From: John Boyer <JBoyer@PureEdge.com>
Date: Mon, 4 Feb 2002 11:52:14 -0800
To: "Eugene Kuznetsov" <eugene@datapower.com>, <reagle@w3.org>, "merlin" <merlin@baltimore.ie>
Cc: <w3c-ietf-xmldsig@w3.org>
Message-ID: <7874BFCCD289A645B5CE3935769F0B52350097@tigger.PureEdge.com>

Hi Eugene,

<eugene>
On the topic of nodes vs. subtrees and XPath directly, XPath itself
is not the problem. It *is* possible to make those operations 
extremely efficient (that's part of what DataPower does). I really
doubt that having a different selection approach with a more 
obscure specification will help either interoperability or efficiency
in the long run -- it's good to keep reusing XPath and XSLT whenever
possible, since at least there are folks working on buidling wirespeed
engines for those specifications. Who's got XPointer optimization
experience? ;-)
</eugene>

XPath is a big part of the problem right now.  Based on the run-time
performance posted by Merlin, the XPath implementations are clearly not
achieving optimal performance profiles.  Otherwise the runtime curves
would look like O(n log n) and not the ~ O(n^1.5 log n) curve we appear
to be seeing.  

I therefore agree with you that optimization of XPath could make a big
improvement.
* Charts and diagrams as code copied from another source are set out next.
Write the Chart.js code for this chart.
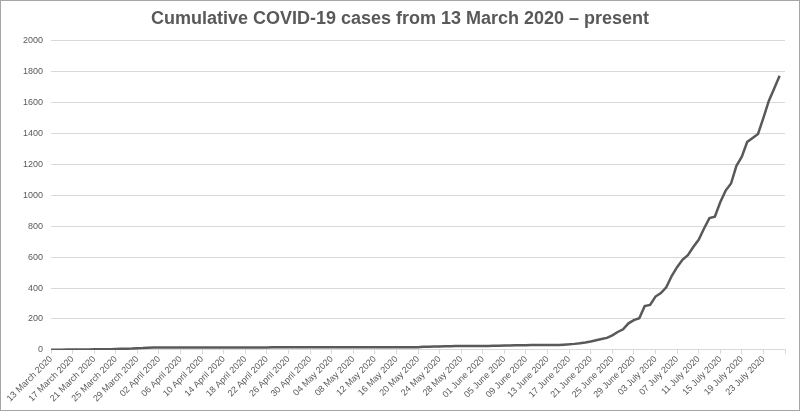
<!DOCTYPE html>
<html>
<head>
<meta charset="utf-8">
<script src="https://cdn.jsdelivr.net/npm/chart.js@4"></script>
<style>
    html, body { margin: 0; padding: 0; background: #fff; }
    .chart-box {
        width: 800px;
        height: 411px;
        box-sizing: border-box;
        border: 1px solid #a6a6a6;
        position: relative;
    }
</style>
</head>
<body>
<div class="chart-box"><canvas id="casesChart"></canvas></div>
<script>
// Tick labels shown on the x axis (every 4th day from 13 March)
const tickLabels = [
    '13 March 2020', '17 March 2020', '21 March 2020', '25 March 2020', '29 March 2020',
    '02 April 2020', '06 April 2020', '10 April 2020', '14 April 2020', '18 April 2020',
    '22 April 2020', '26 April 2020', '30 April 2020', '04 May 2020', '08 May 2020',
    '12 May 2020', '16 May 2020', '20 May 2020', '24 May 2020', '28 May 2020',
    '01 June 2020', '05 June 2020', '09 June 2020', '13 June 2020', '17 June 2020',
    '21 June 2020', '25 June 2020', '29 June 2020', '03 July 2020', '07 July 2020',
    '11 July 2020', '15 July 2020', '19 July 2020', '23 July 2020'
];

// Cumulative cases, one value per day from 13 March 2020 to 26 July 2020
const cumulativeCases = [
    1, 1, 1, 2, 2, 3, 3, 3, 4, 4, 5, 5, 6, 7,
    8, 9, 11, 12, 14, 15, 16,
    16, 16, 16, 16, 16, 16, 16, 16, 16, 16, 16, 16, 16, 16, 16, 16, 16, 16, 16, 16,
    17, 17, 17, 17, 17, 17, 17, 17, 17, 17, 17, 17, 17, 17, 17, 17, 17, 17, 17, 17,
    17, 17, 17, 17, 17, 17, 17,
    18, 20, 21, 22, 22, 23, 24,
    25, 25, 25, 26, 26, 26, 26, 27, 27, 28,
    29, 30, 30, 30, 31, 31, 31, 32, 32,
    32, 34, 36, 39, 43, 48,
    54, 62, 70, 78, 94, 116, 133, 172, 193, 205,
    283, 291, 345, 368, 405, 478, 535, 583, 613, 665,
    712, 785, 852, 861, 955, 1030, 1076, 1190, 1250, 1345,
    1370, 1396, 1500, 1610, 1690, 1772
];

const yTicks = { min: 0, max: 2000, step: 200 };

const textColor = '#595959';
const gridColor = '#d9d9d9';
const fontFamily = "'Liberation Sans', Arial, sans-serif";

function initializeChart() {
    const ctx = document.getElementById('casesChart').getContext('2d');
    const points = cumulativeCases.map((v, i) => ({ x: i, y: v }));

    window.casesChart = new Chart(ctx, {
        type: 'line',
        data: {
            datasets: [{
                label: 'Cumulative cases',
                data: points,
                borderColor: '#595959',
                borderWidth: 2.5,
                pointRadius: 0,
                tension: 0,
                fill: false
            }]
        },
        options: {
            responsive: true,
            maintainAspectRatio: false,
            animation: false,
            layout: {
                padding: { left: 14, right: 14, top: 3, bottom: 6 }
            },
            plugins: {
                legend: { display: false },
                tooltip: { enabled: false },
                title: {
                    display: true,
                    text: 'Cumulative COVID-19 cases from 13 March 2020 \u2013 present',
                    color: textColor,
                    font: { family: fontFamily, size: 18, weight: 'bold' },
                    padding: { top: 4, bottom: 11 }
                }
            },
            scales: {
                x: {
                    type: 'linear',
                    min: 0,
                    max: 136,
                    grid: {
                        drawOnChartArea: false,
                        drawTicks: true,
                        tickLength: 4,
                        color: gridColor
                    },
                    border: { color: gridColor },
                    ticks: {
                        stepSize: 4,
                        autoSkip: false,
                        maxRotation: 45,
                        minRotation: 45,
                        padding: 0,
                        color: textColor,
                        font: { family: fontFamily, size: 9 },
                        callback: function(value) {
                            return tickLabels[value / 4] || '';
                        }
                    }
                },
                y: {
                    min: yTicks.min,
                    max: yTicks.max,
                    grid: {
                        color: gridColor,
                        drawTicks: false
                    },
                    border: { display: false },
                    ticks: {
                        stepSize: yTicks.step,
                        padding: 8,
                        color: textColor,
                        font: { family: fontFamily, size: 9 },
                        callback: function(value) {
                            return String(value);
                        }
                    }
                }
            }
        }
    });
}

initializeChart();
</script>
</body>
</html>
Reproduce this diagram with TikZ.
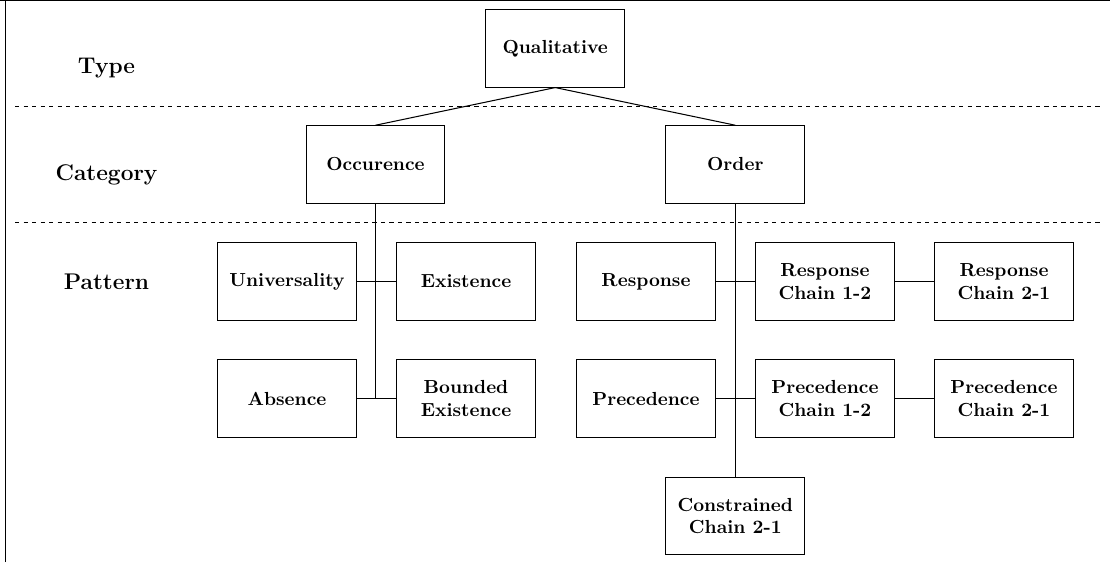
\documentclass[tikz,border=0pt]{standalone}
\begin{document}
\begin{tikzpicture}[x=0.529pt,y=-0.529pt,
  box/.style={draw,line width=0.55pt,minimum width=73.4pt,minimum height=41pt,inner sep=2pt,align=center,font=\bfseries},
  lay/.style={font=\large\bfseries,anchor=base},
  sep/.style={dash pattern=on 2.25pt off 2.25pt,line width=0.5pt},
  link/.style={line width=0.55pt}]
\useasboundingbox (0,0) rectangle (1110,562);
% frame
\coordinate (ftl) at (5.7,0.6);
\coordinate (ftr) at (1110,0.6);
\coordinate (fbl) at (5.7,562);
\draw[line width=0.6pt] (fbl) -- (ftl) -- (ftr);
\draw[line width=0.6pt] (0,0.6) -- (ftl);
% layer separators
\coordinate (s1a) at (15,106.7);
\coordinate (s1b) at (1102,106.7);
\coordinate (s2a) at (15,222);
\coordinate (s2b) at (1102,222);
\draw[sep] (s1a) -- (s1b);
\draw[sep] (s2a) -- (s2b);
% layer labels
\node[lay] (ltype) at (106.5,74) {Type};
\node[lay] (lcat) at (106.5,180.7) {Category};
\node[lay] (lpat) at (106.5,289) {Pattern};
% boxes
\node[box] (qual) at (555.2,48.3) {Qualitative};
\node[box] (occ) at (375.5,164.5) {Occurence};
\node[box] (ord) at (735.3,164.5) {Order};
\node[box] (univ) at (287,281.4) {Universality};
\node[box] (exist) at (466,281.4) {Existence};
\node[box] (abs) at (287,398.6) {Absence};
\node[box] (bexist) at (466,398.6) {Bounded\\Existence};
\node[box] (resp) at (646,281.4) {Response};
\node[box] (rc12) at (825,281.4) {Response\\Chain 1-2};
\node[box] (rc21) at (1004,281.4) {Response\\Chain 2-1};
\node[box] (prec) at (646,398.6) {Precedence};
\node[box] (pc12) at (825,398.6) {Precedence\\Chain 1-2};
\node[box] (pc21) at (1004,398.6) {Precedence\\Chain 2-1};
\node[box] (cons) at (735.3,515.9) {Constrained\\Chain 2-1};
% connectors
\draw[link] (qual.south) -- (occ.north);
\draw[link] (qual.south) -- (ord.north);
\draw[link] (occ.south) -- (occ.south |- abs.east);
\draw[link] (univ.east) -- (exist.west);
\draw[link] (abs.east) -- (bexist.west);
\draw[link] (ord.south) -- (cons.north);
\draw[link] (resp.east) -- (rc12.west);
\draw[link] (prec.east) -- (pc12.west);
\draw[link] (rc12.east) -- (rc21.west);
\draw[link] (pc12.east) -- (pc21.west);
\end{tikzpicture}
\end{document}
Unfortunately, this is one of those cases where
optimization creates perceived non-interoperability.  If a document
signature takes 1 second to validate on one implementation and 20
seconds under everyone else's implementation, then migrating off the
implementation that achieves the 1 second performance is a practical
impossibility.

As to whether nodes vs. subtrees will make a difference, I think it will
make a very big difference.  Because the slowness of XPath
implementations is a problem, if we run it once to identify some subtree
roots, then we get rid of the really slow part of the implementation.
Once the subtree roots to include/exclude are identified, then custom
DOM calls can be used to expand those subtrees (or the complement of
them in the exclude case).  These custom DOM calls would be easy to
understand and implement efficiently (i.e. there's no way running an
XPath expression on every subtree node will *ever* catch up no matter
how much optimization is done).

John Boyer, Ph.D.
PureEdge Solutions, Inc.

\\ Eugene Kuznetsov
\\ eugene@datapower.com
\\ DataPower Technology, Inc.

Received on Monday, 4 February 2002 14:52:51 UTC